8 Sep 2021
Denise Gough, Kiera Thompson, SiennaSayer
Six years ago, filmmaker Ruth Platt released the thriller The Lesson. While essentially no one else saw the film, I was impressed enough by it to look forward to whatever else Platt wanted to make.
So here’s her follow up, the grief-driven horror Martyrs Lane.
Platt’s story of a haunting walks in familiar circles, as confused and lonesome 10-year-old Leah (a heart-bruisingly melancholy Kiera Thompson) makes a spooky new friend (Sienna Sayer, wonderful). By day Leah rattles about the vicarage where her father (Steven Cree) is minister, her older sister (Hannah Rae) kills time before fleeing for university, and her mom (Denise Gough) mourns something secretly.
At night, the creaks and whistles combine with Leah’s fears, imagination and loneliness to conjure a visitor who leaves Leah with clues to follow.
There is a lot about Martyrs Lane that feels familiar, but Platt grounds her spectral tale in messy, lived-in family drama. Set design, costuming, framing, moments of silence, pointed cruelties followed by protective love—all of it combines to create an atmosphere both familial and haunted. No austere staircases, empty nurseries, or any of the other chilly and spare environs where you might expect to set a mournful ghost story. Instead, Leah’s home bears the weary chaos and forced cheer of family and absence.
Thompson’s performance is driven by the recognizable, shapeless guilt that looms in a child’s imagination, making every perceived transgression somehow unforgivable and therefore impossible to share, even with a caring adult.

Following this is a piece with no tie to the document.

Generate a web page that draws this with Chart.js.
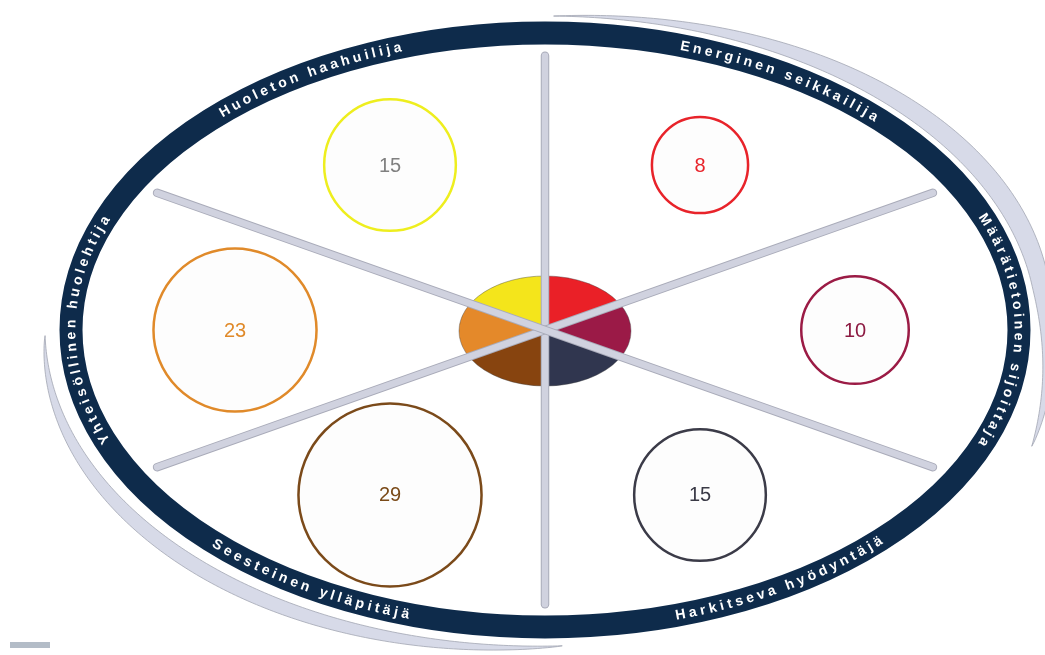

Cree’s bright presence offsets the gloom nicely, while Sayer’s ghostly cherubic image is wonderfully, tenderly haunting.
Gough’s understated frailty is the unease that haunts the film from its opening, a feeling that blossoms into dread as the tale wears on.
Platt and her talented group do not fail to deliver on the promise of their ghost story. The issue is only that, while the execution is impeccable, the story itself is a bit tired. Wisely, Platt capitalizes on character over story, leaving you so invested in this little girl and her family that you’ll likely forgive the sense of having been here before.
And, like me, you’ll probably keep an eye out for wherever it is Platt wants to take you next.